Included in the deal is 28 levels of office space, eight levels of parking (which features 717 vehicle parking spaces), and the rights to the tower’s name. Since the tower was completed in 1969, it has been known to Chicagoans as the John Hancock Center. However, it certainly wouldn’t be the first name change of a high-profile supertall in Chicago. In 2009, the Sears Tower was renamed the Willis Tower, a move which still confuses and frustrates some Chicago residents nearly ten years later.

Designed by architects Bruce Graham and Fazlur Khan of Skidmore, Owings, and Merrill, the dark, modernist skyscraper was groundbreaking not only for its tower height of 1,128 feet, but also for being a marvel of structural engineering and the emerging structural expressionist movement in architecture.

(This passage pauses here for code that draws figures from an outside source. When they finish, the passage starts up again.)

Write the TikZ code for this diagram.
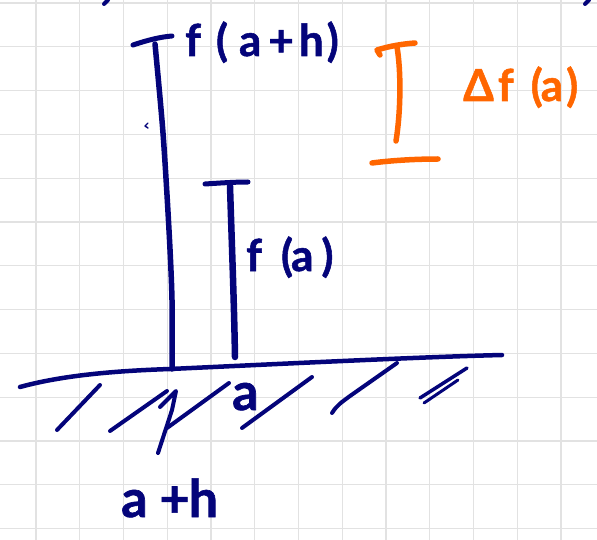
\documentclass[tikz,border=0pt]{standalone}
\usepackage{fontspec}
\setmainfont{Lato}
\definecolor{ink}{RGB}{4,4,122}
\definecolor{hl}{RGB}{255,102,0}
\definecolor{gridc}{RGB}{226,226,226}
\begin{document}
\begin{tikzpicture}[x=1pt,y=-1pt,
  gridline/.style={draw=gridc,line width=1.1pt},
  pen/.style={draw=ink,line width=#1,line cap=round,line join=round},
  pen/.default=5,
  opn/.style={draw=hl,line width=#1,line cap=round,line join=round},
  opn/.default=5.5,
  hand/.style={text=ink,font=\fontsize{44}{44}\selectfont\bfseries\addfontfeatures{FakeBold=1.2},inner sep=0pt,anchor=base west},
  bighand/.style={hand,font=\fontsize{52}{52}\selectfont\bfseries\addfontfeatures{FakeBold=1.2}},
  ohand/.style={hand,text=hl}]
\useasboundingbox (0,0) rectangle (597,540);
\fill[white] (0,0) rectangle (597,540);
% grid paper
\foreach \i in {0,...,12} \draw[gridline] ({36+43.75*\i},0) -- ({36+43.75*\i},540);
\foreach \j in {0,...,12} \draw[gridline] (0,{3+43.8*\j}) -- (597,{3+43.8*\j});
% fragments at the top edge
\draw[pen=4] (104,4) -- (108,0);
\draw[pen=4] (585,4) -- (589,0);
% tall bar f(a+h)
\draw[pen=5] (133,45) .. controls (148,40) and (160,37) .. (172,36);
\draw[pen=5.5] plot[smooth] coordinates {(155,44) (163,133) (169,230) (172,300) (172,369)};
\draw[pen=1.4] (148,123) -- (145,126) -- (148,128);
% short bar f(a)
\draw[pen=5] (205,184) .. controls (220,183) and (235,182) .. (248,182);
\draw[pen=6.5] (230,186) .. controls (232,250) and (234,300) .. (235,357);
% baseline
\draw[pen=4.5] (20,387) .. controls (60,376) and (110,371) .. (170,369) .. controls (300,363) and (420,357) .. (502,355);
% hatches
\draw[pen=4] (57,430) -- (100,385);
\draw[pen=4] (110,431) -- (167,391);
\draw[pen=4] (160,407) -- (176,391) -- (172,410) -- (158,453);
\draw[pen=4] (167,428) -- (229,383);
\draw[pen=4] (242,428) -- (312,377);
\draw[pen=4] (332,413) .. controls (337,405) and (342,402) .. (350,396) -- (397,363);
\draw[pen=3.5] (420,398) -- (467,368);
\draw[pen=3] (424,403) -- (458,380);
% orange bracket
\draw[opn] (380,55) -- (377,50) .. controls (390,46) and (402,44) .. (415,43);
\draw[opn] (397,47) .. controls (401,70) and (401,110) .. (396,141);
\draw[opn] (372,163) .. controls (395,160) and (420,159) .. (438,159);
% labels
\node[hand] (fah) at (185,56) {f\kern15pt(\kern11pt a\kern7pt+\kern5pt h\kern3pt)};
\node[hand] (fa) at (246,271) {f\kern19pt(\kern-2pt a\kern8pt)};
\node[bighand] (a) at (232,410) {a};
\node[bighand] (ah) at (121,517) {a\kern12pt+\kern-1pt h};
\node[ohand] (dfa) at (463,101) {Δ\kern4pt f\kern17pt(\kern-2pt a\kern3pt)};
\end{tikzpicture}
\end{document}
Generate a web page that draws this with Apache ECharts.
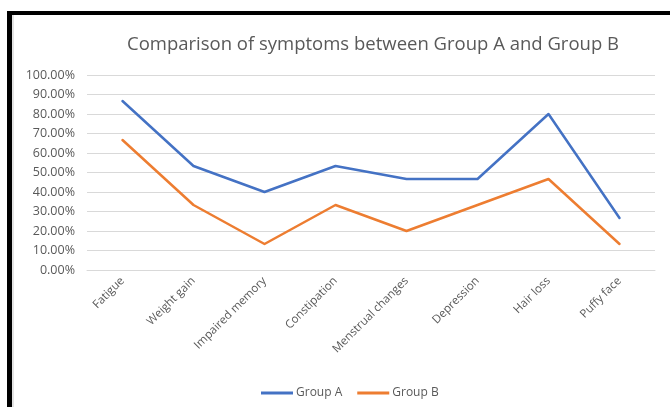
<!DOCTYPE html>
<html>
<head>
<meta charset="utf-8">
<script src="https://cdn.jsdelivr.net/npm/echarts@6/dist/echarts.min.js"></script>
<style>
  html, body { margin: 0; padding: 0; background: #ffffff; }
  #chart { width: 670px; height: 407px; }
</style>
</head>
<body>
<div id="chart"></div>
<script>
// Symptom categories and share of each group reporting them
const symptoms = ['Fatigue', 'Weight gain', 'Impaired memory', 'Constipation',
                  'Menstrual changes', 'Depression', 'Hair loss', 'Puffy face'];
const groupA = [0.8667, 0.5333, 0.40, 0.5333, 0.4667, 0.4667, 0.80, 0.2667];
const groupB = [0.6667, 0.3333, 0.1333, 0.3333, 0.20, 0.3333, 0.4667, 0.1333];
const seriesNames = ['Group A', 'Group B'];
const chartTitle = 'Comparison of symptoms between Group A and Group B';

const textGray = '#595959';
const font = 'Open Sans';

const chart = echarts.init(document.getElementById('chart'), null, { renderer: 'canvas' });

chart.setOption({
  backgroundColor: '#ffffff',
  animation: false,
  title: {
    text: chartTitle,
    left: 122,
    top: 30,
    textStyle: { fontFamily: font, fontSize: 18.5, fontWeight: 'normal', color: textGray }
  },
  legend: {
    data: seriesNames,
    top: 382,
    left: 256,
    icon: 'rect',
    itemWidth: 32,
    itemHeight: 3,
    itemGap: 15,
    textStyle: { fontFamily: font, fontSize: 12, color: textGray, padding: [0, 0, 0, -2] }
  },
  grid: { left: 87, right: 15, top: 75, bottom: 137, containLabel: false },
  xAxis: {
    type: 'category',
    data: symptoms,
    boundaryGap: true,
    axisLine: { lineStyle: { color: '#d9d9d9', width: 1 } },
    axisTick: { show: false },
    axisLabel: {
      rotate: 45,
      margin: 9,
      interval: 0,
      fontFamily: font,
      fontSize: 11.5,
      color: textGray
    }
  },
  yAxis: {
    type: 'value',
    min: 0,
    max: 1,
    interval: 0.1,
    axisLine: { show: false },
    axisTick: { show: false },
    splitLine: { lineStyle: { color: '#d9d9d9', width: 1 } },
    axisLabel: {
      margin: 12,
      fontFamily: font,
      fontSize: 12.5,
      color: textGray,
      formatter: v => (v * 100).toFixed(2) + '%'
    }
  },
  series: [
    {
      name: seriesNames[0],
      type: 'line',
      data: groupA,
      showSymbol: false,
      symbol: 'none',
      lineStyle: { color: '#4472C4', width: 2.5, cap: 'round', join: 'round' },
      itemStyle: { color: '#4472C4' }
    },
    {
      name: seriesNames[1],
      type: 'line',
      data: groupB,
      showSymbol: false,
      symbol: 'none',
      lineStyle: { color: '#ED7D31', width: 2.5, cap: 'round', join: 'round' },
      itemStyle: { color: '#ED7D31' }
    }
  ],
  graphic: [
    // frame around the chart: heavy black top and left edges
    { type: 'rect', silent: true, shape: { x: 7, y: 11, width: 663, height: 4 }, style: { fill: '#000000' } },
    { type: 'rect', silent: true, shape: { x: 7, y: 11, width: 5, height: 396 }, style: { fill: '#000000' } },
    { type: 'rect', silent: true, shape: { x: 12, y: 15, width: 2, height: 392 }, style: { fill: '#e3e3e3' } }
  ]
});
</script>
</body>
</html>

The Hancock Center’s unique exterior facade with large cross bracing steel beams serves an important structural function by adding rigidity and strength the tower.

The sale of the tower’s office space, parking, and naming rights is likely to be one more opportunity for developers to “reposition” a heritage Chicago skyscraper. In recent years, changes to the Hancock Center include new attractions and a renaming of the observation deck as well as a proposed addition of a new sculpture for the tower’s below-grade plaza.

Meanwhile, the Willis Tower is currently undergoing a major $500 million overhaul which will see new retail, dining, and entertainment space added to the base of the tower along with an expansion of the 103rd-floor observatory attraction.